- The Washington Times - Monday, October 14, 2013

Immigrant-rights protesters have chained themselves in front of an detention facility in Eloy, Ariz., and planned to blockade the main federal immigration office in Phoenix later Monday, hoping to stop anyone from being deported.

The moves are the latest act of civil disobedience from activists who are demanding the Obama administration halt all deportations. Among the protesters were illegal immigrants.

“Undocumented — unafraid,” the protesters chanted as they blocked the road at the facility Monday morning, which is southeast of Phoenix and is one of the busiest detention locations in the country.

The protesters aired their action in a webcast.

While activists have demanded action from Republicans in Congress, they are increasingly critical of President Obama over his record of deportations. Under his watch, immigration authorities have set records by deporting about 400,000 immigrants a year.

One of the protesters, 16-year-old Sandy Estrada, said in a statement that she was demonstrating on behalf of her brother, who has been detained in Eloy for nearly a year.

“I’m doing this to show my brother and all the other people inside that we support them, and we will do what it takes to get them out,” she said.

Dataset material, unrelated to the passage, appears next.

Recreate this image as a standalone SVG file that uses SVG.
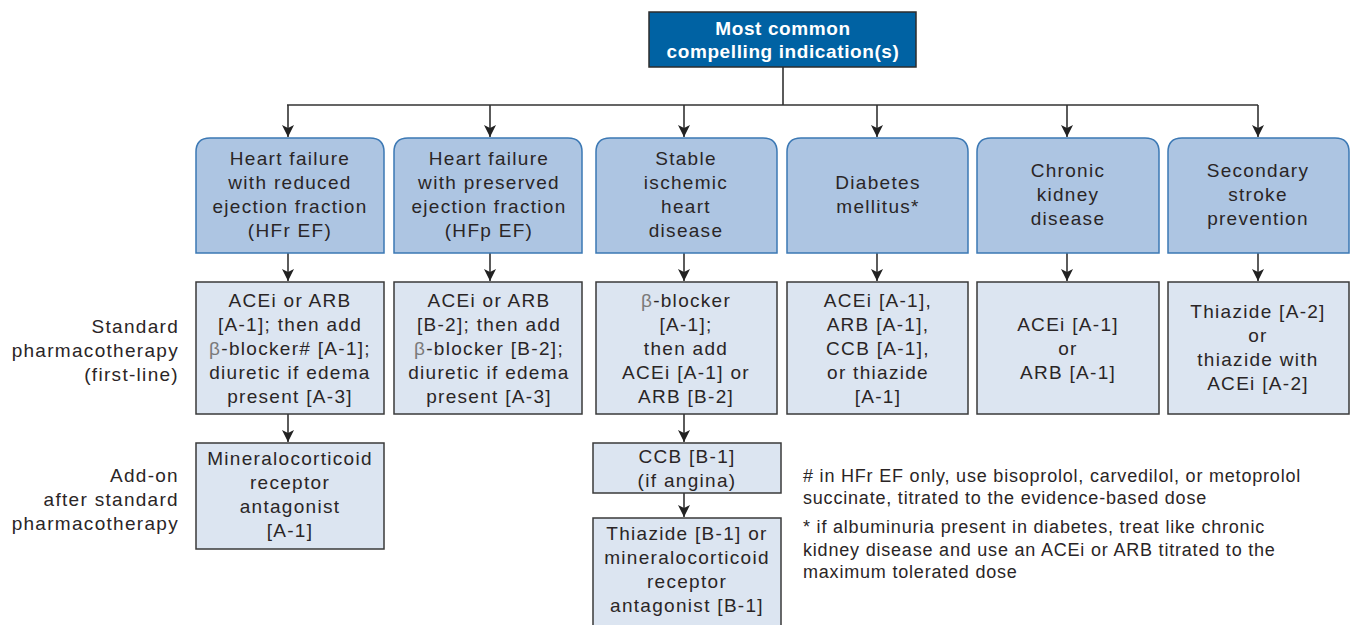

On Friday, protesters in Tucson halted Operation Streamline, a program that convicts illegal immigrants and gives them jail time before deporting them, hoping it will be a deterrent to trying to cross illegally.

The activists argue that those being held and deported have often committed no major crimes and should qualify for Mr. Obama’s non-deportation policies. Under those policies, the federal government has said it wants to focus its efforts on immigrants major criminal records or repeat-immigration law violators.

Arizona, with its strict immigration laws, has been a focus of the activists’ ire.

The Eloy facility is privately owned and has a contract with the government to hold immigrants awaiting deportation.